> [TASK TO CARRY OUT] Transcribe the whole listing without a single picture.

> [INFORMATION SUPPLIED]
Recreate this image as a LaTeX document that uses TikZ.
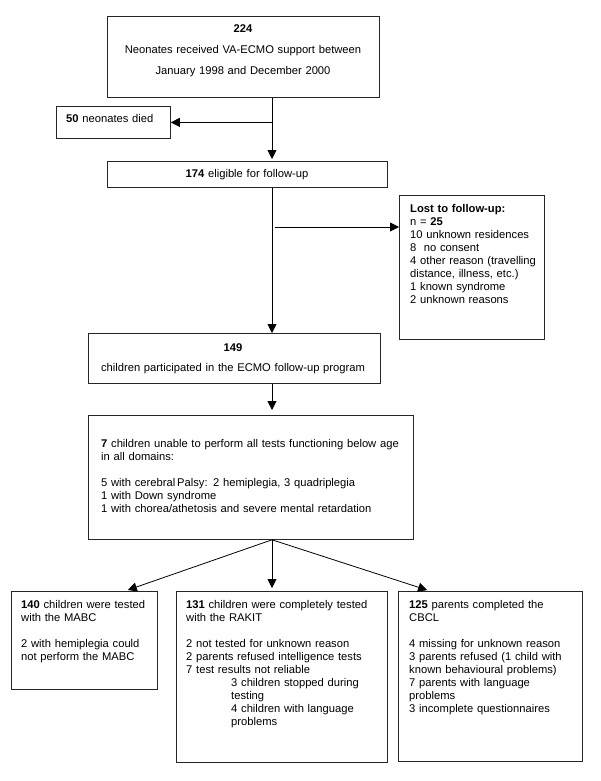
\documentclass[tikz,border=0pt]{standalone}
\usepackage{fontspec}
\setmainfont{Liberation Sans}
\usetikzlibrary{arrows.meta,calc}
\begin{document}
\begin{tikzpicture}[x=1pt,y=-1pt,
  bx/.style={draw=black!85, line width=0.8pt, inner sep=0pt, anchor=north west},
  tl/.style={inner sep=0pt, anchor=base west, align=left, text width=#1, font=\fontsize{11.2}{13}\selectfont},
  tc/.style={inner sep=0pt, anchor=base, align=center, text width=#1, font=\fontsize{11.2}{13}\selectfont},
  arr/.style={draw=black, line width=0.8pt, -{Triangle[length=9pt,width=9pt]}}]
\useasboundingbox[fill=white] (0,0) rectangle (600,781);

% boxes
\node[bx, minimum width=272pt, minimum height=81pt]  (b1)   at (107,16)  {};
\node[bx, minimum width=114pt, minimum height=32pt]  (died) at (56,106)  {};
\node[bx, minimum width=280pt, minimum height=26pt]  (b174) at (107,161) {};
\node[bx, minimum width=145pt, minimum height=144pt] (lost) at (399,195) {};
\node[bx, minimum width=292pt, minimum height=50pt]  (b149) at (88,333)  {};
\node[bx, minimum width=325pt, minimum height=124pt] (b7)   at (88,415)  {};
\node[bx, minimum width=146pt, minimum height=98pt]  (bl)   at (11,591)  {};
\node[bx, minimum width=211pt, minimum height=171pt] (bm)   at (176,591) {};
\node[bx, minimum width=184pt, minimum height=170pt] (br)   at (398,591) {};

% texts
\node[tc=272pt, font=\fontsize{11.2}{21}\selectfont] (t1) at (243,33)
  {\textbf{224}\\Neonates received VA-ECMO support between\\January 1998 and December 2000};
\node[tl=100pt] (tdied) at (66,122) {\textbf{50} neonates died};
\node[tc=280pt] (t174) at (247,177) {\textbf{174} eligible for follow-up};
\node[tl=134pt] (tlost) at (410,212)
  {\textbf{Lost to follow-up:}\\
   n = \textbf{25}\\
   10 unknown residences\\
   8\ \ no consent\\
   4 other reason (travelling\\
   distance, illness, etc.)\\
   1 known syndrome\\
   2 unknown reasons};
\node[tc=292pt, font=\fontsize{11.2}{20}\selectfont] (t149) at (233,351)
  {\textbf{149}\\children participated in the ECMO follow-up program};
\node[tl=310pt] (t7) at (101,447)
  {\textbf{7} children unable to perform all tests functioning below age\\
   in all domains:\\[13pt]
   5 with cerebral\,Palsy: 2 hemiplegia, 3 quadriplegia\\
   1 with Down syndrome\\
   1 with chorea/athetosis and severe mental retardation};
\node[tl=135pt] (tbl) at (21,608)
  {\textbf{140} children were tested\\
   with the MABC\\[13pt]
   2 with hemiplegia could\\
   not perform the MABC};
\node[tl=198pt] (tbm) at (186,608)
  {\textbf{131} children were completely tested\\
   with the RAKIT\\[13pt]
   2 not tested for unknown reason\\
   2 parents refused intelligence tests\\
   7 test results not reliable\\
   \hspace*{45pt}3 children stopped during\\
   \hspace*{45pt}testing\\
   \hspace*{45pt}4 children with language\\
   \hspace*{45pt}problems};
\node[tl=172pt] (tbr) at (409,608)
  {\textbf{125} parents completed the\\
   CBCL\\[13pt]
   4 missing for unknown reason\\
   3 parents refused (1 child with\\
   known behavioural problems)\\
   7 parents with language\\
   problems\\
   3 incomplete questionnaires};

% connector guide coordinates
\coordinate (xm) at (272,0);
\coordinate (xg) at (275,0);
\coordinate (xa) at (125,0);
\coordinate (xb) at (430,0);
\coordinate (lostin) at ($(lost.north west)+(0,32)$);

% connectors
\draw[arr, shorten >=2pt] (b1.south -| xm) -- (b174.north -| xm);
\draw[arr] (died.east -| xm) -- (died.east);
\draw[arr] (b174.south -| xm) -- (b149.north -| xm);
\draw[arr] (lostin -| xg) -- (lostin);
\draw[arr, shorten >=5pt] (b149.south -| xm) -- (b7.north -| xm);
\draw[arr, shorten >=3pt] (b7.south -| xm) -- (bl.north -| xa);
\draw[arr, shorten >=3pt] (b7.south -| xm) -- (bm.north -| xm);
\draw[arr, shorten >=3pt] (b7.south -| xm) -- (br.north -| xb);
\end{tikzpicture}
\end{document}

> [COMPLETE RESPONSE]
Recreate this image as a LaTeX document that uses TikZ.
\documentclass[tikz,border=0pt]{standalone}
\usepackage{fontspec}
\setmainfont{Liberation Sans}
\usetikzlibrary{arrows.meta,calc}
\begin{document}
\begin{tikzpicture}[x=1pt,y=-1pt,
  bx/.style={draw=black!85, line width=0.8pt, inner sep=0pt, anchor=north west},
  tl/.style={inner sep=0pt, anchor=base west, align=left, text width=#1, font=\fontsize{11.2}{13}\selectfont},
  tc/.style={inner sep=0pt, anchor=base, align=center, text width=#1, font=\fontsize{11.2}{13}\selectfont},
  arr/.style={draw=black, line width=0.8pt, -{Triangle[length=9pt,width=9pt]}}]
\useasboundingbox[fill=white] (0,0) rectangle (600,781);

% boxes
\node[bx, minimum width=272pt, minimum height=81pt]  (b1)   at (107,16)  {};
\node[bx, minimum width=114pt, minimum height=32pt]  (died) at (56,106)  {};
\node[bx, minimum width=280pt, minimum height=26pt]  (b174) at (107,161) {};
\node[bx, minimum width=145pt, minimum height=144pt] (lost) at (399,195) {};
\node[bx, minimum width=292pt, minimum height=50pt]  (b149) at (88,333)  {};
\node[bx, minimum width=325pt, minimum height=124pt] (b7)   at (88,415)  {};
\node[bx, minimum width=146pt, minimum height=98pt]  (bl)   at (11,591)  {};
\node[bx, minimum width=211pt, minimum height=171pt] (bm)   at (176,591) {};
\node[bx, minimum width=184pt, minimum height=170pt] (br)   at (398,591) {};

% texts
\node[tc=272pt, font=\fontsize{11.2}{21}\selectfont] (t1) at (243,33)
  {\textbf{224}\\Neonates received VA-ECMO support between\\January 1998 and December 2000};
\node[tl=100pt] (tdied) at (66,122) {\textbf{50} neonates died};
\node[tc=280pt] (t174) at (247,177) {\textbf{174} eligible for follow-up};
\node[tl=134pt] (tlost) at (410,212)
  {\textbf{Lost to follow-up:}\\
   n = \textbf{25}\\
   10 unknown residences\\
   8\ \ no consent\\
   4 other reason (travelling\\
   distance, illness, etc.)\\
   1 known syndrome\\
   2 unknown reasons};
\node[tc=292pt, font=\fontsize{11.2}{20}\selectfont] (t149) at (233,351)
  {\textbf{149}\\children participated in the ECMO follow-up program};
\node[tl=310pt] (t7) at (101,447)
  {\textbf{7} children unable to perform all tests functioning below age\\
   in all domains:\\[13pt]
   5 with cerebral\,Palsy: 2 hemiplegia, 3 quadriplegia\\
   1 with Down syndrome\\
   1 with chorea/athetosis and severe mental retardation};
\node[tl=135pt] (tbl) at (21,608)
  {\textbf{140} children were tested\\
   with the MABC\\[13pt]
   2 with hemiplegia could\\
   not perform the MABC};
\node[tl=198pt] (tbm) at (186,608)
  {\textbf{131} children were completely tested\\
   with the RAKIT\\[13pt]
   2 not tested for unknown reason\\
   2 parents refused intelligence tests\\
   7 test results not reliable\\
   \hspace*{45pt}3 children stopped during\\
   \hspace*{45pt}testing\\
   \hspace*{45pt}4 children with language\\
   \hspace*{45pt}problems};
\node[tl=172pt] (tbr) at (409,608)
  {\textbf{125} parents completed the\\
   CBCL\\[13pt]
   4 missing for unknown reason\\
   3 parents refused (1 child with\\
   known behavioural problems)\\
   7 parents with language\\
   problems\\
   3 incomplete questionnaires};

% connector guide coordinates
\coordinate (xm) at (272,0);
\coordinate (xg) at (275,0);
\coordinate (xa) at (125,0);
\coordinate (xb) at (430,0);
\coordinate (lostin) at ($(lost.north west)+(0,32)$);

% connectors
\draw[arr, shorten >=2pt] (b1.south -| xm) -- (b174.north -| xm);
\draw[arr] (died.east -| xm) -- (died.east);
\draw[arr] (b174.south -| xm) -- (b149.north -| xm);
\draw[arr] (lostin -| xg) -- (lostin);
\draw[arr, shorten >=5pt] (b149.south -| xm) -- (b7.north -| xm);
\draw[arr, shorten >=3pt] (b7.south -| xm) -- (bl.north -| xa);
\draw[arr, shorten >=3pt] (b7.south -| xm) -- (bm.north -| xm);
\draw[arr, shorten >=3pt] (b7.south -| xm) -- (br.north -| xb);
\end{tikzpicture}
\end{document}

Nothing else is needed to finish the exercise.